宣戎以及他身后的人顿时松了一口气,世子不打算插手居延之事便好,这善后的事情错综复杂,若来一个生手指手画脚,给他们添麻烦还不算什么,耽误了大事就糟糕了。
唯有汪林有些为难道:“那末将……”
他是带人来救援的,现在仗已经打完了,按道理也该撤了。
纪茗心和颜悦色道:“今日多亏汪将军领兵救援,才免了居延城破之灾。 将军不必着急,先让手下的人去疗伤修整吧。”
有了纪茗心这话,汪林心中也安定下来。
世子既然能将王爷的私印给世子妃,那她的话应该是作数的,自己这次救援的功劳不小,有世子妃帮着说句话,说不得会有更好的前途。
纪茗心虽然一眼便看出他的想法,但并不反感,无论如何,他确实是赌上自己的命来救援的。
交代完事情,她转身问石翼:“受伤的人在哪里治疗?”
石翼忙道:“我带世子妃去。”
宣戎不知她要去做什么,好心劝道:“那地方世子妃还是不去的好,不少伤兵都缺胳膊少腿,血腥的很。”
虽然打仗的时候杀人不会手软,可每次战后看着那些受伤的人,他一个见惯了血腥的男子都会觉得受不了。
而且都是些男人,这个时候也讲究不了那么多,衣衫不整,肢体裸露都是常态。
世子妃一个女子去不合适。
纪茗心知道他是好意,微微笑道:“没事,我稍微会些医术,说不定可以帮上忙。”
宣戎还想说什么,已经被石翼拉住了:“这次受伤的人太多了,就是将城里的大夫都招来也是杯水车薪,多一个人帮忙说不定就能都活下来很多人。”
“可……那是世子妃啊。”
石翼说的他何尝不明白,可是世子妃一个盛京城来的大家闺秀,哪里见过这样的场面,看一眼怕是都要几宿睡不着觉。
汪林在一边笑道:“你也太小心了,世子妃又不是什么胆小的弱女子,便是去看一看又能如何。”
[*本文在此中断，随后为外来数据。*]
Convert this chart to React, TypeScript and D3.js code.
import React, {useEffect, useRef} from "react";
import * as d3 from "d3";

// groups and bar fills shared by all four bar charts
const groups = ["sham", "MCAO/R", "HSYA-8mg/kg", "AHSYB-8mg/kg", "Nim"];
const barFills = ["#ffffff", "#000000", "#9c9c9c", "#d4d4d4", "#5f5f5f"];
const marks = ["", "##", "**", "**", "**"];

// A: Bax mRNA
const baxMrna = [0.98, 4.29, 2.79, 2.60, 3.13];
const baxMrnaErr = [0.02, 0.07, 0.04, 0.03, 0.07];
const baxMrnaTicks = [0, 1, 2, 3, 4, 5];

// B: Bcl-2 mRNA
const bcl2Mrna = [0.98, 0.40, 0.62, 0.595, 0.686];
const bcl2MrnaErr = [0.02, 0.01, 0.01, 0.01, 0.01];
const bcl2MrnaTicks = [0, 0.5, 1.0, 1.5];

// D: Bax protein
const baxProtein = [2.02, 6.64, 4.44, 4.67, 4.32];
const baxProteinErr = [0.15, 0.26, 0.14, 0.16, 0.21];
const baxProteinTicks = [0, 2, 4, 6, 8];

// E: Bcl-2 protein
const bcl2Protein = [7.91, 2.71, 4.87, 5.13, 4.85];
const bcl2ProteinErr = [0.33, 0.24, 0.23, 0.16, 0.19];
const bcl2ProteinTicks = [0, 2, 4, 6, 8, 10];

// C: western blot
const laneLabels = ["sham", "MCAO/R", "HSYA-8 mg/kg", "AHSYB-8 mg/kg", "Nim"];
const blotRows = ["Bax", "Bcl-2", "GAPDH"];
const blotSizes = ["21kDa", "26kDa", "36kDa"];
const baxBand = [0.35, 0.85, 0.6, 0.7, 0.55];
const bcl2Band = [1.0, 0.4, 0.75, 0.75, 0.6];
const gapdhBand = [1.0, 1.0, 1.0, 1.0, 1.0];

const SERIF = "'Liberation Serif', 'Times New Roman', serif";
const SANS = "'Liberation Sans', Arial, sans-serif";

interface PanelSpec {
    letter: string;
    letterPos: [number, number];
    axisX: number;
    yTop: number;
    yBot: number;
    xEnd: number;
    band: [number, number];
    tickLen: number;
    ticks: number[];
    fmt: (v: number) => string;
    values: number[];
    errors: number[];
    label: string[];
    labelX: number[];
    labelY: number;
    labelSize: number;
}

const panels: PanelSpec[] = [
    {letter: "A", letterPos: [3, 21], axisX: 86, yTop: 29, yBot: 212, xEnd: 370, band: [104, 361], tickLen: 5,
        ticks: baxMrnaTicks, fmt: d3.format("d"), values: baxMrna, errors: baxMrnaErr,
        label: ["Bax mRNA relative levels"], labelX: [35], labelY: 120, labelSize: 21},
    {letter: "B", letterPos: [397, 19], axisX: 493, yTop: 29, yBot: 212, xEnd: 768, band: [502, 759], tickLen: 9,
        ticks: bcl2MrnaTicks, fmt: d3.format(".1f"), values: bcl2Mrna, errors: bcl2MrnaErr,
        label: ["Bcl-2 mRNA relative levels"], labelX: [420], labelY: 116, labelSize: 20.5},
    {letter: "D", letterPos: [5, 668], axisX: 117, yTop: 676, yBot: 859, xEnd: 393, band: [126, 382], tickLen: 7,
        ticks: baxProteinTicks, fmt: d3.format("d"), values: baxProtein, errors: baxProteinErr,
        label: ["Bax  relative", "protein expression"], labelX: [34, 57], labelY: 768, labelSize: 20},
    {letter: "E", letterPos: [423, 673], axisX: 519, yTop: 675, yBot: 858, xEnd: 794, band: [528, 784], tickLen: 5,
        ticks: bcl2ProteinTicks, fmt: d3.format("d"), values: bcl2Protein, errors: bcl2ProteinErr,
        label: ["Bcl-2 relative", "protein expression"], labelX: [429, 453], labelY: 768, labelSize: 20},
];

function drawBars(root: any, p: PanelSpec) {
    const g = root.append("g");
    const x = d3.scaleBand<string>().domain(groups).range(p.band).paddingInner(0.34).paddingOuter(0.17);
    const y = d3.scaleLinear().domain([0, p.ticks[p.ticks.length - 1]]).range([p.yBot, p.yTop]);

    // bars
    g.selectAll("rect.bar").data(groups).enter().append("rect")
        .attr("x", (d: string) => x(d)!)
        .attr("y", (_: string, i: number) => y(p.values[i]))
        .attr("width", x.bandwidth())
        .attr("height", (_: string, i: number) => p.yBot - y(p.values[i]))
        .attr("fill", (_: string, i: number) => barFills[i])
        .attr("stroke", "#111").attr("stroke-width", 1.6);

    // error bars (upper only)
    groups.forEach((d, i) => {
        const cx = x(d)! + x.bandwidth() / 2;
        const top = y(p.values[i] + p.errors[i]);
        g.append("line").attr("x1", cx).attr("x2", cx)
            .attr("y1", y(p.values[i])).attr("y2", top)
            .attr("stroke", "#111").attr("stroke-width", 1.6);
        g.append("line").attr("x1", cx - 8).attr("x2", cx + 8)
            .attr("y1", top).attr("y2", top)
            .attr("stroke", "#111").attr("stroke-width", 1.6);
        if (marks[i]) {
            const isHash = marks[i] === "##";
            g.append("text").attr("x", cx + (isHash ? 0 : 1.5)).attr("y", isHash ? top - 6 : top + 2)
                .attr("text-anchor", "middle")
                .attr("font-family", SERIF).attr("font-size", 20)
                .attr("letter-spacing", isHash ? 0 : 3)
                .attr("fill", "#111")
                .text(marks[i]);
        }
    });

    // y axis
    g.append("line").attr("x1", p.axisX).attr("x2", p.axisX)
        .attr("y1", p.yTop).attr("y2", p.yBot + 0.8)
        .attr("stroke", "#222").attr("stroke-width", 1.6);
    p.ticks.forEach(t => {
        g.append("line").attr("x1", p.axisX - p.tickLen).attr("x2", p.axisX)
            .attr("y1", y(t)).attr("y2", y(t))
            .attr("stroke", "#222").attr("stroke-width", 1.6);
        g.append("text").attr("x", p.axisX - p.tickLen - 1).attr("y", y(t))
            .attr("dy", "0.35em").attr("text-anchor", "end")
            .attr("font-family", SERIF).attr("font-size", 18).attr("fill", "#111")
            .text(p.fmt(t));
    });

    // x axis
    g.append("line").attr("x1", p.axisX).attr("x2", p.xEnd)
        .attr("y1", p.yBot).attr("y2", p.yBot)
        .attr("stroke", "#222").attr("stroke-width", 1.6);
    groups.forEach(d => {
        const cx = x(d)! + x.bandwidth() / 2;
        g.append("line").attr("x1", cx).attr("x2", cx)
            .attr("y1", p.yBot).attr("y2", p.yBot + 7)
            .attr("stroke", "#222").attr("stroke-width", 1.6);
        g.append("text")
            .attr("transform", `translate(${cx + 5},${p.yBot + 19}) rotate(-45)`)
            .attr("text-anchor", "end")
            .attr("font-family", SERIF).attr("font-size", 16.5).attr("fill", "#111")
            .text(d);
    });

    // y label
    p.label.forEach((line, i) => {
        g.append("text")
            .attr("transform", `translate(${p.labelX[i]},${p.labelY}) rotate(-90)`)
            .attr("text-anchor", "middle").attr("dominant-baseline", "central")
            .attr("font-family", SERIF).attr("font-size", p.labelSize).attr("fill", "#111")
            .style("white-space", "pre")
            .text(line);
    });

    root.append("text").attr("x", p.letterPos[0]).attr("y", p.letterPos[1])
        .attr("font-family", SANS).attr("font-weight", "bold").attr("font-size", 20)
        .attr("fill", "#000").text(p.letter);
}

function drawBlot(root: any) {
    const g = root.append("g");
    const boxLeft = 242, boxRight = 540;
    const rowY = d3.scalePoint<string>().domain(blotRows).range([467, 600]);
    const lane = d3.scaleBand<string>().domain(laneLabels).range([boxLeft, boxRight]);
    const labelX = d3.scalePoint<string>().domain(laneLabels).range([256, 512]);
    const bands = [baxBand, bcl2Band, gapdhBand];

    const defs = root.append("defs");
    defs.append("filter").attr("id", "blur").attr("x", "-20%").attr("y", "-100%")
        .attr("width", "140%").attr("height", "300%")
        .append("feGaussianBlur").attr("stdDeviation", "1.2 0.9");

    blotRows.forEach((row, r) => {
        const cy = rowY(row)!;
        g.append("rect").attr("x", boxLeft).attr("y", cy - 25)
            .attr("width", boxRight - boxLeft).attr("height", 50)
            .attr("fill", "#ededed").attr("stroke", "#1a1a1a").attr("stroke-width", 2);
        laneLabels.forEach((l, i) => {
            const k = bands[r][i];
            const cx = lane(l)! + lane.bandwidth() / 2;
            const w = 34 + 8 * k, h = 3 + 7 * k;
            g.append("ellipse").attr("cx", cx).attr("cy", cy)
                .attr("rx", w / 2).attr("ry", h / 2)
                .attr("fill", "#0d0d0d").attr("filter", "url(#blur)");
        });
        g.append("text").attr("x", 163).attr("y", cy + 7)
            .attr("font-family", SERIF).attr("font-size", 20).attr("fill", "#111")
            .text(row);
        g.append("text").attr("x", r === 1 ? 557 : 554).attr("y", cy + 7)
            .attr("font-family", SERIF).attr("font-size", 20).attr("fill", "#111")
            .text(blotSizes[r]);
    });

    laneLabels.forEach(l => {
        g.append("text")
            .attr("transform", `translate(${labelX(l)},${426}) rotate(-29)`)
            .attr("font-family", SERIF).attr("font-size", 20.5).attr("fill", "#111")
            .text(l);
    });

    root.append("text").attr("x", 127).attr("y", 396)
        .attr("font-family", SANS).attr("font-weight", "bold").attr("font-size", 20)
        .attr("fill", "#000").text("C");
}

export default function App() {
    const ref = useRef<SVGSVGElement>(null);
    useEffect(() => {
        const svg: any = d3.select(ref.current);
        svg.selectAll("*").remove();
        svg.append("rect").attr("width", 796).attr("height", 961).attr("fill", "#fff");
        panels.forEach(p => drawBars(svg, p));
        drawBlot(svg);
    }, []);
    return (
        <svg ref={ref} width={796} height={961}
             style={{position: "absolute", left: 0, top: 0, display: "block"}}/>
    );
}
他心说你知道她一剑杀了王隆,还不得惊的将眼珠子都掉出来?
刚好他们也要去看伤员,便一起跟着去了城中临时开辟出来治理伤员的地方。
还没靠近,便是一片叫痛哭嚎声,纪茗心大概看了一眼,便知道大夫和药物太少,很多人等不到医治,便失血过多而亡了。
不少轻伤的人连药都不上,直接拿东西包扎一下便了事。
纪茗心看到靠墙坐着的一个人,左臂少了半截,胸口有一道深可见骨的伤痕,血不停地往外流,整个人如血水里捞出来的一般,人明明还活着,眼中却没了光泽,似乎坐在那里在等死。
她走过去问:“怎么不去上药包扎伤口?”
那人有些费力地抬头看了下纪茗心,声音微弱道:“我伤的太重了,不必白费功夫了。让大夫先去救那些有救的人吧。”
血腥味始终萦绕在鼻尖,纪茗心忍着不适蹲下身来问:“家中有亲人在等你回去吗?”